La petite dernière, le troisième long-métrage réalisé par Hafsia Herzi

Nous avons eu la chance d’assister ce soir à la projection en avant-première de La petite dernière de Hafsia Herzi qui confirme une nouvelle fois qu’on peut être une très grande interprète et aussi une grande réalisatrice.

Tous les enfants sont différents. La maman de Fatima va en prendre conscience tandis que le spectateur mesure l’ampleur du conflit interne qui agite Fatima, la plus jeune des trois filles qui vivent dans cette famille soudée, régie par la bienveillance malgré un père un peu violent, sans mettre de pression excessive sur le fait religieux. On verra que cette mère sera capable de comprendre sa fille sans pour autant le lui dire avec des mots.

Le film commence par des ablutions et une scène de prière matinale qui témoigne des croyances de la jeune fille, encore lycéenne, et manifestement excellente élève. On la voit aussi exercer sa passion pour le football et hésiter à accepter les déclarations amoureuses d’un garçon qui la retrouve en secret (ce qui donne l’occasion de mettre en lumière une forme de romantisme masculin), et on pense alors que c’est par discrétion par rapport à sa famille. La seule ombre au tableau est son état de santé : elle est asthmatique.

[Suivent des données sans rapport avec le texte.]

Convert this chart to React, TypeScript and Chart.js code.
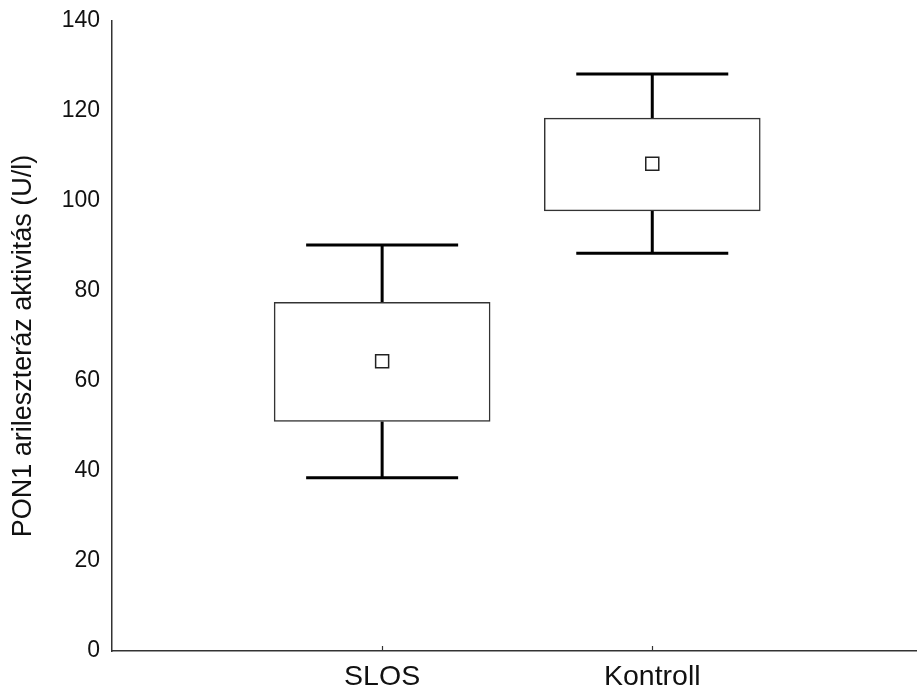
import { useEffect, useRef } from 'react';
import { Chart, registerables } from 'chart.js';

Chart.register(...registerables);

// Groups and their positions on the x axis
const groups = ['SLOS', 'Kontroll'];
const groupPos = [1, 2];

// Summary statistics per group (U/l)
const means = [64.4, 108.3];
const boxLow = [51.0, 97.8];
const boxHigh = [77.5, 118.4];
const whiskerLow = [38.5, 88.4];
const whiskerHigh = [90.2, 128.2];

// Y axis ticks and title
const yTicks = [0, 20, 40, 60, 80, 100, 120, 140];
const yTitle = 'PON1 arileszteráz aktivitás (U/l)';

const AXIS_COLOR = '#333333';
const TEXT_COLOR = '#111111';
const FONT = '"Liberation Sans", Arial, sans-serif';

// Whiskers (stem + cap), the small inward tick marks on the x axis and the y title
const whiskerPlugin = {
  id: 'whiskers',
  beforeDatasetsDraw(chart: any) {
    const { ctx, scales } = chart;
    const xs = scales.x;
    const ys = scales.y;
    ctx.save();
    ctx.strokeStyle = '#000000';
    ctx.lineWidth = 3;
    ctx.lineCap = 'butt';
    groupPos.forEach((p, i) => {
      const cx = xs.getPixelForValue(p);
      const capHalf = 76;
      const yTop = ys.getPixelForValue(whiskerHigh[i]);
      const yBoxTop = ys.getPixelForValue(boxHigh[i]);
      const yBoxBot = ys.getPixelForValue(boxLow[i]);
      const yBot = ys.getPixelForValue(whiskerLow[i]);
      ctx.beginPath();
      ctx.moveTo(cx, yTop);
      ctx.lineTo(cx, yBoxTop);
      ctx.moveTo(cx, yBoxBot);
      ctx.lineTo(cx, yBot);
      ctx.moveTo(cx - capHalf, yTop);
      ctx.lineTo(cx + capHalf, yTop);
      ctx.moveTo(cx - capHalf, yBot);
      ctx.lineTo(cx + capHalf, yBot);
      ctx.stroke();
    });
    ctx.restore();
  },
  afterDraw(chart: any) {
    const { ctx, scales, chartArea } = chart;
    const xs = scales.x;
    ctx.save();
    ctx.strokeStyle = AXIS_COLOR;
    ctx.lineWidth = 1.2;
    groupPos.forEach((p) => {
      const cx = Math.round(xs.getPixelForValue(p)) + 0.5;
      ctx.beginPath();
      ctx.moveTo(cx, chartArea.bottom);
      ctx.lineTo(cx, chartArea.bottom - 5);
      ctx.stroke();
    });
    // rotated y axis title
    const midY = (chartArea.top + chartArea.bottom) / 2 + 10;
    ctx.translate(23.5, midY);
    ctx.rotate(-Math.PI / 2);
    ctx.fillStyle = TEXT_COLOR;
    ctx.font = `27px ${FONT}`;
    ctx.textAlign = 'center';
    ctx.textBaseline = 'middle';
    ctx.fillText(yTitle, 0, 0);
    ctx.restore();
  },
};

export default function App() {
  const canvasRef = useRef<HTMLCanvasElement | null>(null);

  useEffect(() => {
    if (!canvasRef.current) return;
    const chart = new Chart(canvasRef.current, {
      type: 'bar',
      data: {
        datasets: [
          {
            type: 'scatter',
            label: 'Átlag',
            data: groupPos.map((p, i) => ({ x: p, y: means[i] })),
            pointStyle: 'rect',
            pointRadius: 9.2,
            pointBackgroundColor: '#ffffff',
            pointBorderColor: '#222222',
            pointBorderWidth: 1.5,
            showLine: false,
            order: 0,
          } as any,
          {
            type: 'bar',
            label: 'Doboz',
            data: groupPos.map((p, i) => ({ x: p, y: [boxLow[i], boxHigh[i]] })) as any,
            backgroundColor: '#ffffff',
            borderColor: '#333333',
            borderWidth: 1.5,
            borderSkipped: false,
            barThickness: 216,
            order: 1,
          } as any,
        ],
      },
      options: {
        animation: false,
        responsive: true,
        maintainAspectRatio: false,
        layout: { padding: { top: 21, right: 0, left: 0, bottom: 0 }, autoPadding: false },
        plugins: {
          legend: { display: false },
          tooltip: { enabled: false },
        },
        scales: {
          x: {
            type: 'linear',
            min: 0,
            max: 2.98,
            offset: false,
            grid: { display: false, drawTicks: false, offset: false },
            border: { display: true, color: AXIS_COLOR, width: 1.5 },
            afterBuildTicks: (scale: any) => {
              scale.ticks = groupPos.map((v) => ({ value: v }));
            },
            afterFit: (scale: any) => {
              scale.height = 39;
              scale.paddingLeft = 0;
              scale.paddingRight = 0;
            },
            ticks: {
              padding: 9,
              color: TEXT_COLOR,
              font: { family: FONT, size: 28.5 },
              callback: (v: any) => groups[groupPos.indexOf(Number(v))] ?? '',
            },
          },
          y: {
            type: 'linear',
            min: 0,
            max: 140,
            grid: { display: false, drawTicks: false },
            border: { display: true, color: AXIS_COLOR, width: 1.5 },
            afterBuildTicks: (scale: any) => {
              scale.ticks = yTicks.map((v) => ({ value: v }));
            },
            afterFit: (scale: any) => {
              scale.width = 112;
              scale.paddingTop = 0;
              scale.paddingBottom = 0;
            },
            ticks: {
              padding: 12,
              color: TEXT_COLOR,
              font: { family: FONT, size: 23 },
            },
          },
        },
      },
      plugins: [whiskerPlugin],
    });
    return () => chart.destroy();
  }, []);

  return (
    <div style={{ position: 'fixed', left: 0, top: 0, width: 917, height: 690, background: '#ffffff' }}>
      <canvas ref={canvasRef} />
    </div>
  );
}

Puis elle intègre une faculté de philosophie à Paris, passe de longues heures dans les transports en commun et découvre un tout autre monde que celui de la banlieue, en l’occurrence Clichy-sous-Bois. Alors que débute sa vie de jeune femme, à tout juste dix-sept ans, elle s’émancipe de sa famille et de ses traditions sans jamais les renier. Si Fatima questionne son identité elle le fait en cherchant à s’affranchir des opinions homophobes de son milieu tout en souhaitant concilier sa foi avec ses désirs naissants, fussent-ils pour des femmes.

La petite dernière est le troisième film de Hafsia Herzi, après Tu mérites un amour (Semaine de la Critique, 2019), dans lequel une jeune femme devait déjà gérer un deuil amoureux, et Bonne mère (Prix d’ensemble Un Certain Regard 2021) qui racontait les difficultés d’une femme de ménage quinquagénaire issue de l’immigration et veillant sur ses proches.

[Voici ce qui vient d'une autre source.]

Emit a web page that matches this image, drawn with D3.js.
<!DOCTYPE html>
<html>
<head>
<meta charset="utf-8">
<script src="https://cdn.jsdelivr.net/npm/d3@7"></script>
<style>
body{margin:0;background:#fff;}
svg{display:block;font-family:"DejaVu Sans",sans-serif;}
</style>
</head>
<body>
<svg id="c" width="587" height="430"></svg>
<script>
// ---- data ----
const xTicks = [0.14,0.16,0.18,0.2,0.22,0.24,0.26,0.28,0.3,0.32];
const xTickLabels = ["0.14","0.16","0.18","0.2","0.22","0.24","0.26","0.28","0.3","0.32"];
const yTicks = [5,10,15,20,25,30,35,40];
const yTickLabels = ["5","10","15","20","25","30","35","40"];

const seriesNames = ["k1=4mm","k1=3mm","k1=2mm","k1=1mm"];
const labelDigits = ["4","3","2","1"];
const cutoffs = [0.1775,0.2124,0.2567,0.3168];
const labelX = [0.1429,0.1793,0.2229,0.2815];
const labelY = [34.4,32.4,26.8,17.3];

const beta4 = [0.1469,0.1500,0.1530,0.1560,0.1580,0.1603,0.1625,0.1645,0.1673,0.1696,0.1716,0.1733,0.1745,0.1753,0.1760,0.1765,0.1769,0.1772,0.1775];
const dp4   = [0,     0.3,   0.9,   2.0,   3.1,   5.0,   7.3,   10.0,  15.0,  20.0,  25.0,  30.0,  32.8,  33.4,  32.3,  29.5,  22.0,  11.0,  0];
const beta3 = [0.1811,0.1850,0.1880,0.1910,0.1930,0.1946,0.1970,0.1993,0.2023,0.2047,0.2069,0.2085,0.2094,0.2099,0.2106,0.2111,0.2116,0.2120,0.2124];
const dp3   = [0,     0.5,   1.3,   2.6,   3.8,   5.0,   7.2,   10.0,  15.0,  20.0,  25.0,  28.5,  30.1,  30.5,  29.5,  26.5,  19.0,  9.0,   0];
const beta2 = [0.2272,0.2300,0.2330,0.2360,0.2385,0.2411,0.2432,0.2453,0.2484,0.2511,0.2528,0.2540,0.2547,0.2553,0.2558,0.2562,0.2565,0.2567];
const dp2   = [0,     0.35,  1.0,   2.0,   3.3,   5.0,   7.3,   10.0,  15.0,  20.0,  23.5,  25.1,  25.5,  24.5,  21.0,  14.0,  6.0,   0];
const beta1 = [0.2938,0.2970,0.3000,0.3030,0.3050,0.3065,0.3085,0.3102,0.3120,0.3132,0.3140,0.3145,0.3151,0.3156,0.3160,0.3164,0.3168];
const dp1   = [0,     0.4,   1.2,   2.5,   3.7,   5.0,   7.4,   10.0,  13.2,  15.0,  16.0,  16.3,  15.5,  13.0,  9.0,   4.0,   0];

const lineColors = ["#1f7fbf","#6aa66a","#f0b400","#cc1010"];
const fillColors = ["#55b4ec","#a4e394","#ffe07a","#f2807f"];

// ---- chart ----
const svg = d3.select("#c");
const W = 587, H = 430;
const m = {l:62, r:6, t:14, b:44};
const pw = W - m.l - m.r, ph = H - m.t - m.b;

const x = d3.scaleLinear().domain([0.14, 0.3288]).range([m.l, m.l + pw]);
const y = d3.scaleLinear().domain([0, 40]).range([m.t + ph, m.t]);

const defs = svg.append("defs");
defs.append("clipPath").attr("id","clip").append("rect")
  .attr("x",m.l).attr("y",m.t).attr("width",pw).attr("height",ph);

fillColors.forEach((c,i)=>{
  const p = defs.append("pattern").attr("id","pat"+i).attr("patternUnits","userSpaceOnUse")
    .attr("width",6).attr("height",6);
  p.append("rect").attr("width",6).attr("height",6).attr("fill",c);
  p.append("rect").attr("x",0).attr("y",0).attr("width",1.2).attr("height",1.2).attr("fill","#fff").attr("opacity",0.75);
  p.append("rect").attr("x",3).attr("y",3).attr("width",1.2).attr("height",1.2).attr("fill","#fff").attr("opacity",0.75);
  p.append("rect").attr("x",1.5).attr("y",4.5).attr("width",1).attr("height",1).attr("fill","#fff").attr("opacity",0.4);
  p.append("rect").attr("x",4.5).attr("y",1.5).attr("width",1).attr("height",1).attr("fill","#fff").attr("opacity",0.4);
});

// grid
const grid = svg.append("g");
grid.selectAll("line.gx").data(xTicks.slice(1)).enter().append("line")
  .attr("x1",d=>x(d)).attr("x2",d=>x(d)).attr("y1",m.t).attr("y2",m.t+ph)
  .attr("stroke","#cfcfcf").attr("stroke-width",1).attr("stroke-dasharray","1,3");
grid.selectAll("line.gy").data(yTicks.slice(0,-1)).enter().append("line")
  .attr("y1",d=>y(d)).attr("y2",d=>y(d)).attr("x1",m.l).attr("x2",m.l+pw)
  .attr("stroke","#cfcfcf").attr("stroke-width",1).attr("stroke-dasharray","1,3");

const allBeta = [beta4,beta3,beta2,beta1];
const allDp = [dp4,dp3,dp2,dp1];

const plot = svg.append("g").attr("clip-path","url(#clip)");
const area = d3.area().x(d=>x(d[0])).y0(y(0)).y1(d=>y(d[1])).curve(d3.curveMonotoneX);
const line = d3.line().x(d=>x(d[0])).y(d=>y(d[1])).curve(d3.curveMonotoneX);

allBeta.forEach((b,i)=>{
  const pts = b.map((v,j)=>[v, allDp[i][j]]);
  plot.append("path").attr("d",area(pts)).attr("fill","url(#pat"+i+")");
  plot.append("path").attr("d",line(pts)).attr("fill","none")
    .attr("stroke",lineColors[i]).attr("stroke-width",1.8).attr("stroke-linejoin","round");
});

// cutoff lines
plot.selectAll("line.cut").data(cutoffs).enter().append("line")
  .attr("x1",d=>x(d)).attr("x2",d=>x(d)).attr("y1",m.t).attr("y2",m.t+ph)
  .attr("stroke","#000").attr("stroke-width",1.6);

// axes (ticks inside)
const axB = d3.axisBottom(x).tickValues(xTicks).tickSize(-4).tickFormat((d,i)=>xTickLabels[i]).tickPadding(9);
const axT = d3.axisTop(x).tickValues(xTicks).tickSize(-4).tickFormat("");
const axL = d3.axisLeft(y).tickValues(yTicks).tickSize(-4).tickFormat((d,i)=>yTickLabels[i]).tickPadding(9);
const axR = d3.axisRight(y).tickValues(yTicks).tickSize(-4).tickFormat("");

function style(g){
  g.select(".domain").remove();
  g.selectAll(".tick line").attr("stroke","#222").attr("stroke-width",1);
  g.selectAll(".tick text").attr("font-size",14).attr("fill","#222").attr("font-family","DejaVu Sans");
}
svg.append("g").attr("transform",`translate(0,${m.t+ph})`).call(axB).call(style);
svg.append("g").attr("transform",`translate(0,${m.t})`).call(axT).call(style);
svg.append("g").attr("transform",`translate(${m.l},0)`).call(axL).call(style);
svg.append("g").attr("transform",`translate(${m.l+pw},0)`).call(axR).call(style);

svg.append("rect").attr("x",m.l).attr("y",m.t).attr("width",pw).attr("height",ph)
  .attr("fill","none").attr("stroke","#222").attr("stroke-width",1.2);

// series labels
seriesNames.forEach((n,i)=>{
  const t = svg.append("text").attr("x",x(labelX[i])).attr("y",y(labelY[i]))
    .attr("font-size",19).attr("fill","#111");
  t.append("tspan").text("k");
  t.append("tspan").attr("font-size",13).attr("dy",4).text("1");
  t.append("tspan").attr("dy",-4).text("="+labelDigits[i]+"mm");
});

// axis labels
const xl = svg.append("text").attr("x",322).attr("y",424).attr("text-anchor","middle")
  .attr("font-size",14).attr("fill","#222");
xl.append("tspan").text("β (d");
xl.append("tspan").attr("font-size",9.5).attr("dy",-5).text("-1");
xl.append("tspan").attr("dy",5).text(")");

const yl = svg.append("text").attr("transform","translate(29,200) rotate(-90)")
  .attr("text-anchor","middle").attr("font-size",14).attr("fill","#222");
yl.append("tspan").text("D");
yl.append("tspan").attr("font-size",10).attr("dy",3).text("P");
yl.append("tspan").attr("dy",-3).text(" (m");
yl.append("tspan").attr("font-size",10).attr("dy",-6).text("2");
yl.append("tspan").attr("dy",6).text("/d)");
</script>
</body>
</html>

Ici, nous avons à la fois la jeune fille et la mère, dans un tout autre contexte, mais qui n’est pas si éloigné de ce que la réalisatrice a pu connaitre dans les quartiers nord de Marseille où elle a grandi. Ce qui a déclenché son désir d’adapter le roman de Fatima Dass c’est d’une part la justesse du propos tout autant que le fait qu’il n’ait jamais été traité au cinéma qui jusque là s’était plutôt focalisé sur la quête d’identité de jeunes garçons.

C’est Hafsia Herzi elle-même qui a écrit le scénario, comme elle l’avait fait pour ses deux premiers films, à ceci près que cette fois elle a suivi la trame d’un roman. Elle a d’ailleurs fait lire chaque version à l’autrice. Le roman, qui s’intitulait lui aussi La petite dernière, est paru en août 2020, aux éditions Noir sur Blanc, dans la collection Notabilia qui promeut des romans dont le style et le ton sont choisis pour leur originalité et leur engagement. Celui-ci avait été largement salué par la critique littéraire.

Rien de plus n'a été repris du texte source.